--- In FairfieldLife@yahoogroups.com, Vaj <[EMAIL PROTECTED]> wrote:
>
> Always keep a light-saber handy.
> -----------
> "It is no surprise that Westerners mainly find false gurus. When you  
> have cheated your own guru in the past why should you not be cheated  
> on now? You get what you pay for; that is the Law of Karma."
> 
> "So why is this? Why do most of the people in the West want knowledge  
> from the wrong motive, and get only cheats as gurus?"
> 
> "Why? Because most Westerners are asuras at heart. All the  
> celestials, including the asuras, have to go somewhere when they fall  
> down to earth. Many of the asuras--who are very fond of indulging  
> themselves with meat, alcohol and sex, remember--have been born in  
> the West, where they continue to indulge themselves. Occasionally one  
> of them wakes up, a little; but because asuras are egotistical they  
> conclude, as soon as they learn a little, that they know everything.  
> Almost as soon as they learn how to meditate they start calling  
> themselves gurus. But what do they really know of Indian wisdom?  
> Nothing! They are still just probing our spirituality now. They will  
> be learning spiritual things from us for the next 500 years.
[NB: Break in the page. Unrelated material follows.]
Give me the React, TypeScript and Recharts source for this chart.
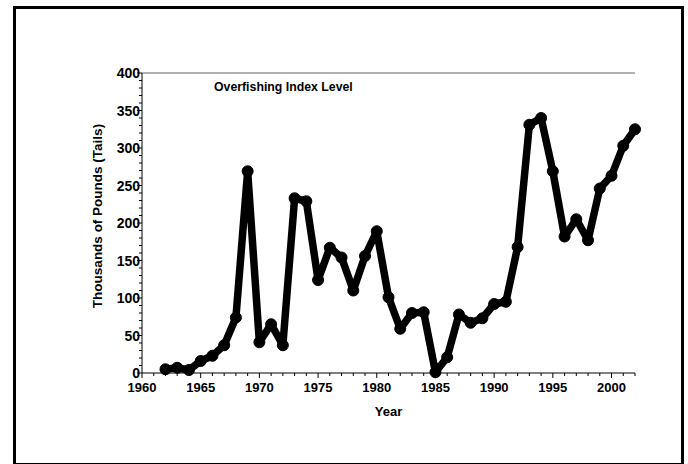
import { LineChart, Line, XAxis, YAxis, ReferenceLine } from "recharts";

const years = [
  1962, 1963, 1964, 1965, 1966, 1967, 1968, 1969, 1970, 1971, 1972, 1973, 1974, 1975,
  1976, 1977, 1978, 1979, 1980, 1981, 1982, 1983, 1984, 1985, 1986, 1987, 1988, 1989,
  1990, 1991, 1992, 1993, 1994, 1995, 1996, 1997, 1998, 1999, 2000, 2001, 2002,
];
const landings = [
  5, 7, 4, 16, 23, 37, 74, 269, 41, 65, 37, 233, 229, 124,
  167, 154, 110, 156, 189, 101, 59, 80, 81, 1, 21, 78, 67, 73,
  92, 95, 168, 331, 340, 269, 182, 205, 177, 246, 263, 303, 325,
];
const yearLabels = [1960, 1965, 1970, 1975, 1980, 1985, 1990, 1995, 2000];
const poundLabels = [0, 50, 100, 150, 200, 250, 300, 350, 400];

// every year / every 10 get a small tick, the labelled ones a longer one
const yearTicks = Array.from({ length: 43 }, (_, i) => 1960 + i);
const poundTicks = Array.from({ length: 41 }, (_, i) => i * 10);

const data = years.map((year, i) => ({ year, value: landings[i] }));

const FONT = "'Liberation Sans', Arial, sans-serif";

function XTick(props: any) {
  const { x, y, payload } = props;
  const major = yearLabels.includes(payload.value);
  return (
    <g>
      <line x1={x} x2={x} y1={y} y2={y + (major ? 5 : 3)} stroke="#000" />
      {major && (
        <text x={x} y={y + 19} textAnchor="middle" fontFamily={FONT} fontWeight="bold" fontSize={13} fill="#000">
          {payload.value}
        </text>
      )}
    </g>
  );
}

function YTick(props: any) {
  const { x, y, payload } = props;
  const major = poundLabels.includes(payload.value);
  return (
    <g>
      <line x1={x} x2={x - (major ? 5 : 3)} y1={y} y2={y} stroke="#000" />
      {major && (
        <text x={x - 2} y={y + 5} textAnchor="end" fontFamily={FONT} fontWeight="bold" fontSize={14} fill="#000">
          {payload.value}
        </text>
      )}
    </g>
  );
}

export default function App() {
  return (
    <div style={{ position: "relative", width: 688, height: 464, background: "#fff", fontFamily: FONT, overflow: "hidden" }}>
      <style>{`body{margin:0}`}</style>
      <div
        style={{
          position: "absolute",
          left: 13,
          top: 6,
          width: 671,
          height: 460,
          border: "3px solid #000",
          boxSizing: "border-box",
        }}
      />
      <LineChart width={688} height={464} data={data} margin={{ top: 73, right: 53, bottom: 41, left: 0 }}>
        <XAxis
          dataKey="year"
          type="number"
          domain={[1960, 2002]}
          ticks={yearTicks}
          interval={0}
          tickSize={0}
          tickMargin={0}
          tickLine={false}
          tick={<XTick />}
          height={50}
          axisLine={{ stroke: "#000" }}
          label={{
            value: "Year",
            position: "insideBottom",
            offset: 7,
            style: { fontFamily: FONT, fontWeight: "bold", fontSize: 13, fill: "#000" },
          }}
        />
        <YAxis
          type="number"
          domain={[0, 400]}
          ticks={poundTicks}
          interval={0}
          tickSize={0}
          tickMargin={0}
          tickLine={false}
          tick={<YTick />}
          width={142}
          axisLine={{ stroke: "#000" }}
          label={{
            value: "Thousands of Pounds (Tails)",
            angle: -90,
            position: "center",
            dx: 26,
            dy: -7,
            style: { fontFamily: FONT, fontWeight: "bold", fontSize: 13.5, fill: "#000", textAnchor: "middle" },
          }}
        />
        <ReferenceLine
          y={400}
          stroke="#999"
          strokeWidth={1.5}
          label={{
            value: "Overfishing Index Level",
            position: "insideTopLeft",
            dx: 67,
            dy: 4,
            style: { fontFamily: FONT, fontWeight: "bold", fontSize: 12.3, fill: "#000" },
          }}
        />
        <Line
          dataKey="value"
          stroke="#000"
          strokeWidth={7.5}
          strokeLinejoin="round"
          dot={{ r: 5.5, fill: "#000", stroke: "#000", strokeWidth: 1 }}
          isAnimationActive={false}
        />
      </LineChart>
    </div>
  );
}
Even the  
> dog of one of our Rishis could teach them for one hundred years and  
> still have more to teach. Westerners are so far behind us in  
> spirituality that to shine out among them is nothing. It is child's  
> play for our so-called swamis to go abroad and try to impress all the  
> monkeys over there with their so-called knowledge. I can tell you one  
> thing: A real guru will come to the Westerners only when they decide  
> that they are ready for real knowledge, and they invite Shukracharya  
> [rishi and guru of the demons]...
> 
> ...They won't need to search for him; when they are sincerely ready  
> he will appear. They are his disciples, he is responsible for them.  
> It is a great blessing to be guru or king to a bunch of asuras,  
> because you are in a position to improve them. Unfortunately they  
> tend to fall back into their old habits very easily, since their  
> innate natures cannot change. Even Shukracharya tires of them now and  
> again. I call people asuras when even though they have the desire for  
> sadhana they cannot seem to follow the basic rules of discipline. I  
> am willing to try to help such people out, but most of them are by no  
> means ready for spirituality yet and I grow tired, of them too."
> 
> from "Karma" by Robert Svoboda
> detailing a conversation between the Aghori Vimalananda And Robert  
> Svoboda

That comes across to me as spiritually elitist ego chow, but I suppose
it could also just be the paradox of Brahman.